● EXERCISE OBJECTIVE
Your task is to transcribe all of the data below exactly, omitting the images.

● GIVEN MATERIAL

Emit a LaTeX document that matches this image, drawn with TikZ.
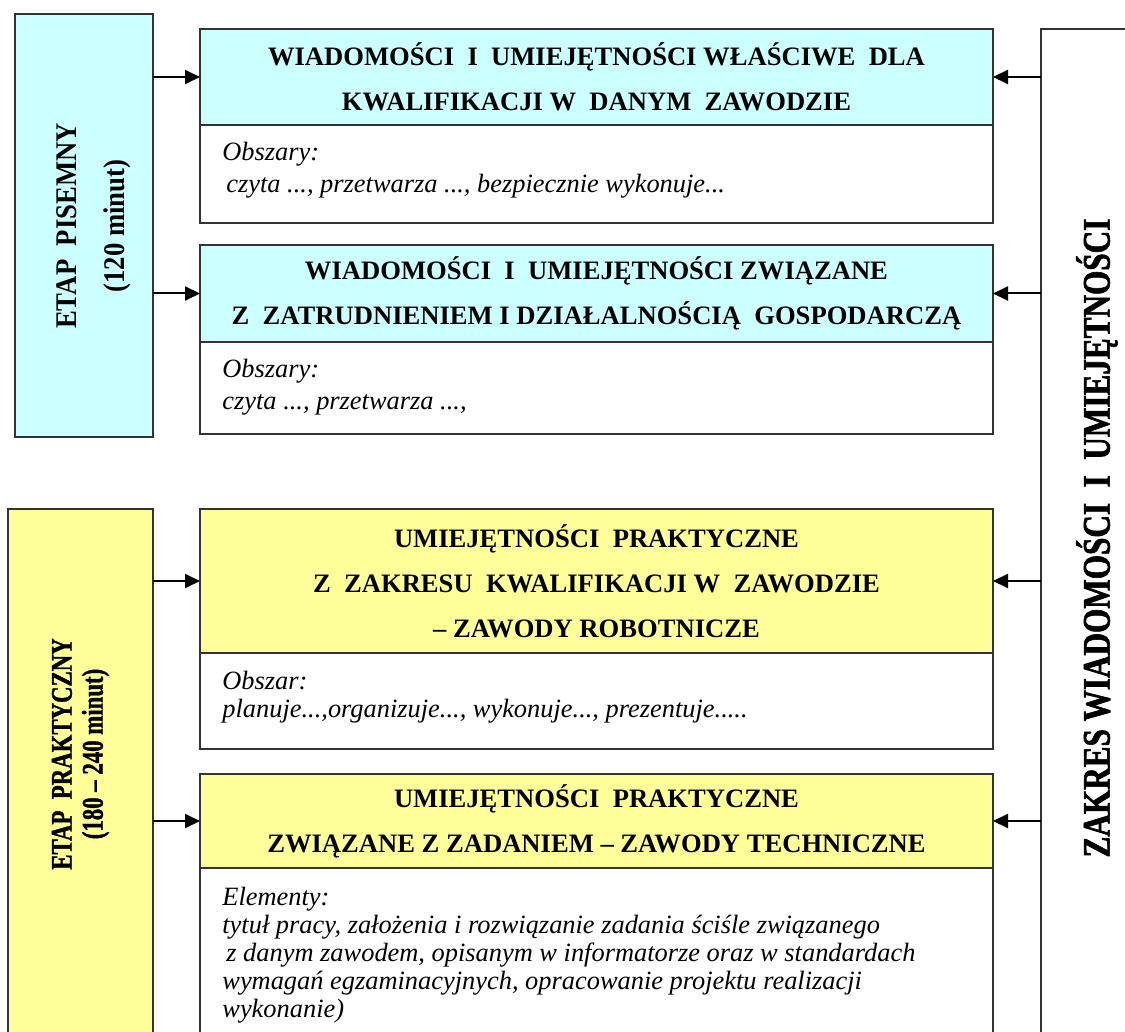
\documentclass[tikz,border=0pt]{standalone}
\usepackage{fontspec}
\setmainfont{Liberation Serif}
\newfontfamily\pisfont[FakeStretch=0.89]{Liberation Serif Bold}
\newfontfamily\prakfont[FakeStretch=0.76,FakeBold=1.2]{Liberation Serif Bold}
\newfontfamily\zakfont[FakeStretch=0.8,FakeBold=1.6]{Liberation Serif Bold}
\usetikzlibrary{arrows.meta,positioning}
\definecolor{cyanbg}{HTML}{CCFFFF}
\definecolor{yellowbg}{HTML}{FFFF99}

\begin{document}
\begin{tikzpicture}[x=0.5pt,y=-0.5pt,
    box/.style={rectangle,draw=black!80,line width=1pt,inner sep=0pt,outer sep=0pt},
    head/.style={box,minimum width=396.5pt,anchor=north west,align=center,
      font=\fontsize{13.3}{22.5}\selectfont\bfseries},
    body/.style={box,fill=white,minimum width=396.5pt},
    txt/.style={anchor=north west,inner sep=0pt,align=left,
      font=\fontsize{13.2}{16}\selectfont\itshape},
    arr/.style={-{Triangle[length=7.5pt,width=7pt]},line width=1pt}]
   \useasboundingbox (0,0) rectangle (1125,1032);
   \clip (0,0) rectangle (1125,1032);
   % etapy
   \node[box,fill=cyanbg,minimum width=69pt,minimum height=211.5pt,anchor=north west] (pis) at (15,14) {};
   \node[box,fill=yellowbg,minimum width=72.5pt,minimum height=300pt,anchor=north west] (prak) at (8,509) {};
   \node[box,minimum width=100pt,minimum height=600pt,anchor=north west] (zak) at (1041,29) {};
   \node[rotate=90,align=center,font=\pisfont\fontsize{15}{24}\selectfont] (pistxt) at (94,226)
      {ETAP\ \ PISEMNY\\(120 minut)};
   \node[rotate=90,align=center,font=\prakfont\fontsize{15}{15.5}\selectfont] (praktxt) at (80.5,754)
      {ETAP\ \ PRAKTYCZNY\\(180 – 240 minut)};
   \node[rotate=90,font=\zakfont\fontsize{19.5}{22}\selectfont] (zaktxt) at (1097,538)
      {ZAKRES WIADOMOŚCI\ \ I\ \ UMIEJĘTNOŚCI};
   % bloki
   \node[head,fill=cyanbg,minimum height=48pt] (h1) at (200,29)
      {WIADOMOŚCI\ \ I\ \ UMIEJĘTNOŚCI WŁAŚCIWE\ \ DLA\\KWALIFIKACJI W\ \ DANYM\ \ ZAWODZIE};
   \node[body,minimum height=49pt,below=0pt of h1] (b1) {};
   \node[head,fill=cyanbg,minimum height=48.5pt] (h2) at (200,245)
      {WIADOMOŚCI\ \ I\ \ UMIEJĘTNOŚCI ZWIĄZANE\\Z\ \ ZATRUDNIENIEM I DZIAŁALNOŚCIĄ\ \ GOSPODARCZĄ};
   \node[body,minimum height=46pt,below=0pt of h2] (b2) {};
   \node[head,fill=yellowbg,minimum height=72pt] (h3) at (200,509)
      {UMIEJĘTNOŚCI\ \ PRAKTYCZNE\\Z\ \ ZAKRESU\ \ KWALIFIKACJI W\ \ ZAWODZIE\\– ZAWODY ROBOTNICZE};
   \node[body,minimum height=48pt,below=0pt of h3] (b3) {};
   \node[head,fill=yellowbg,minimum height=47pt] (h4) at (200,774)
      {UMIEJĘTNOŚCI\ \ PRAKTYCZNE\\ZWIĄZANE Z ZADANIEM – ZAWODY TECHNICZNE};
   \node[body,minimum height=100pt,below=0pt of h4] (b4) {};
   % opisy
   \node[txt] (t1) at ([xshift=11pt,yshift=-8.5pt]b1.north west)
      {Obszary:\\\hspace*{2pt}czyta ..., przetwarza ..., bezpiecznie wykonuje...};
   \node[txt] (t2) at ([xshift=11pt,yshift=-8.5pt]b2.north west)
      {Obszary:\\czyta ..., przetwarza ...,};
   \node[txt,font=\fontsize{13.2}{14}\selectfont\itshape] (t3) at ([xshift=11pt,yshift=-9pt]b3.north west)
      {Obszar:\\planuje...,organizuje..., wykonuje..., prezentuje.....};
   \node[txt,font=\fontsize{13.2}{14}\selectfont\itshape] (t4) at ([xshift=11pt,yshift=-9.5pt]b4.north west)
      {Elementy:\\tytuł pracy, założenia i rozwiązanie zadania ściśle związanego\\
       \hspace*{2pt}z danym zawodem, opisanym w informatorze oraz w standardach\\
       wymagań egzaminacyjnych, opracowanie projektu realizacji\\wykonanie)};
   % strzalki
   \foreach \h in {h1,h2} {
     \draw[arr] (pis.east |- \h.west) -- (\h.west);
     \draw[arr] (zak.west |- \h.east) -- (\h.east);
   }
   \foreach \h in {h3,h4} {
     \draw[arr] (prak.east |- \h.west) -- (\h.west);
     \draw[arr] (zak.west |- \h.east) -- (\h.east);
   }
\end{tikzpicture}
\end{document}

● EXERCISE RESPONSE
Emit a LaTeX document that matches this image, drawn with TikZ.
\documentclass[tikz,border=0pt]{standalone}
\usepackage{fontspec}
\setmainfont{Liberation Serif}
\newfontfamily\pisfont[FakeStretch=0.89]{Liberation Serif Bold}
\newfontfamily\prakfont[FakeStretch=0.76,FakeBold=1.2]{Liberation Serif Bold}
\newfontfamily\zakfont[FakeStretch=0.8,FakeBold=1.6]{Liberation Serif Bold}
\usetikzlibrary{arrows.meta,positioning}
\definecolor{cyanbg}{HTML}{CCFFFF}
\definecolor{yellowbg}{HTML}{FFFF99}

\begin{document}
\begin{tikzpicture}[x=0.5pt,y=-0.5pt,
    box/.style={rectangle,draw=black!80,line width=1pt,inner sep=0pt,outer sep=0pt},
    head/.style={box,minimum width=396.5pt,anchor=north west,align=center,
      font=\fontsize{13.3}{22.5}\selectfont\bfseries},
    body/.style={box,fill=white,minimum width=396.5pt},
    txt/.style={anchor=north west,inner sep=0pt,align=left,
      font=\fontsize{13.2}{16}\selectfont\itshape},
    arr/.style={-{Triangle[length=7.5pt,width=7pt]},line width=1pt}]
   \useasboundingbox (0,0) rectangle (1125,1032);
   \clip (0,0) rectangle (1125,1032);
   % etapy
   \node[box,fill=cyanbg,minimum width=69pt,minimum height=211.5pt,anchor=north west] (pis) at (15,14) {};
   \node[box,fill=yellowbg,minimum width=72.5pt,minimum height=300pt,anchor=north west] (prak) at (8,509) {};
   \node[box,minimum width=100pt,minimum height=600pt,anchor=north west] (zak) at (1041,29) {};
   \node[rotate=90,align=center,font=\pisfont\fontsize{15}{24}\selectfont] (pistxt) at (94,226)
      {ETAP\ \ PISEMNY\\(120 minut)};
   \node[rotate=90,align=center,font=\prakfont\fontsize{15}{15.5}\selectfont] (praktxt) at (80.5,754)
      {ETAP\ \ PRAKTYCZNY\\(180 – 240 minut)};
   \node[rotate=90,font=\zakfont\fontsize{19.5}{22}\selectfont] (zaktxt) at (1097,538)
      {ZAKRES WIADOMOŚCI\ \ I\ \ UMIEJĘTNOŚCI};
   % bloki
   \node[head,fill=cyanbg,minimum height=48pt] (h1) at (200,29)
      {WIADOMOŚCI\ \ I\ \ UMIEJĘTNOŚCI WŁAŚCIWE\ \ DLA\\KWALIFIKACJI W\ \ DANYM\ \ ZAWODZIE};
   \node[body,minimum height=49pt,below=0pt of h1] (b1) {};
   \node[head,fill=cyanbg,minimum height=48.5pt] (h2) at (200,245)
      {WIADOMOŚCI\ \ I\ \ UMIEJĘTNOŚCI ZWIĄZANE\\Z\ \ ZATRUDNIENIEM I DZIAŁALNOŚCIĄ\ \ GOSPODARCZĄ};
   \node[body,minimum height=46pt,below=0pt of h2] (b2) {};
   \node[head,fill=yellowbg,minimum height=72pt] (h3) at (200,509)
      {UMIEJĘTNOŚCI\ \ PRAKTYCZNE\\Z\ \ ZAKRESU\ \ KWALIFIKACJI W\ \ ZAWODZIE\\– ZAWODY ROBOTNICZE};
   \node[body,minimum height=48pt,below=0pt of h3] (b3) {};
   \node[head,fill=yellowbg,minimum height=47pt] (h4) at (200,774)
      {UMIEJĘTNOŚCI\ \ PRAKTYCZNE\\ZWIĄZANE Z ZADANIEM – ZAWODY TECHNICZNE};
   \node[body,minimum height=100pt,below=0pt of h4] (b4) {};
   % opisy
   \node[txt] (t1) at ([xshift=11pt,yshift=-8.5pt]b1.north west)
      {Obszary:\\\hspace*{2pt}czyta ..., przetwarza ..., bezpiecznie wykonuje...};
   \node[txt] (t2) at ([xshift=11pt,yshift=-8.5pt]b2.north west)
      {Obszary:\\czyta ..., przetwarza ...,};
   \node[txt,font=\fontsize{13.2}{14}\selectfont\itshape] (t3) at ([xshift=11pt,yshift=-9pt]b3.north west)
      {Obszar:\\planuje...,organizuje..., wykonuje..., prezentuje.....};
   \node[txt,font=\fontsize{13.2}{14}\selectfont\itshape] (t4) at ([xshift=11pt,yshift=-9.5pt]b4.north west)
      {Elementy:\\tytuł pracy, założenia i rozwiązanie zadania ściśle związanego\\
       \hspace*{2pt}z danym zawodem, opisanym w informatorze oraz w standardach\\
       wymagań egzaminacyjnych, opracowanie projektu realizacji\\wykonanie)};
   % strzalki
   \foreach \h in {h1,h2} {
     \draw[arr] (pis.east |- \h.west) -- (\h.west);
     \draw[arr] (zak.west |- \h.east) -- (\h.east);
   }
   \foreach \h in {h3,h4} {
     \draw[arr] (prak.east |- \h.west) -- (\h.west);
     \draw[arr] (zak.west |- \h.east) -- (\h.east);
   }
\end{tikzpicture}
\end{document}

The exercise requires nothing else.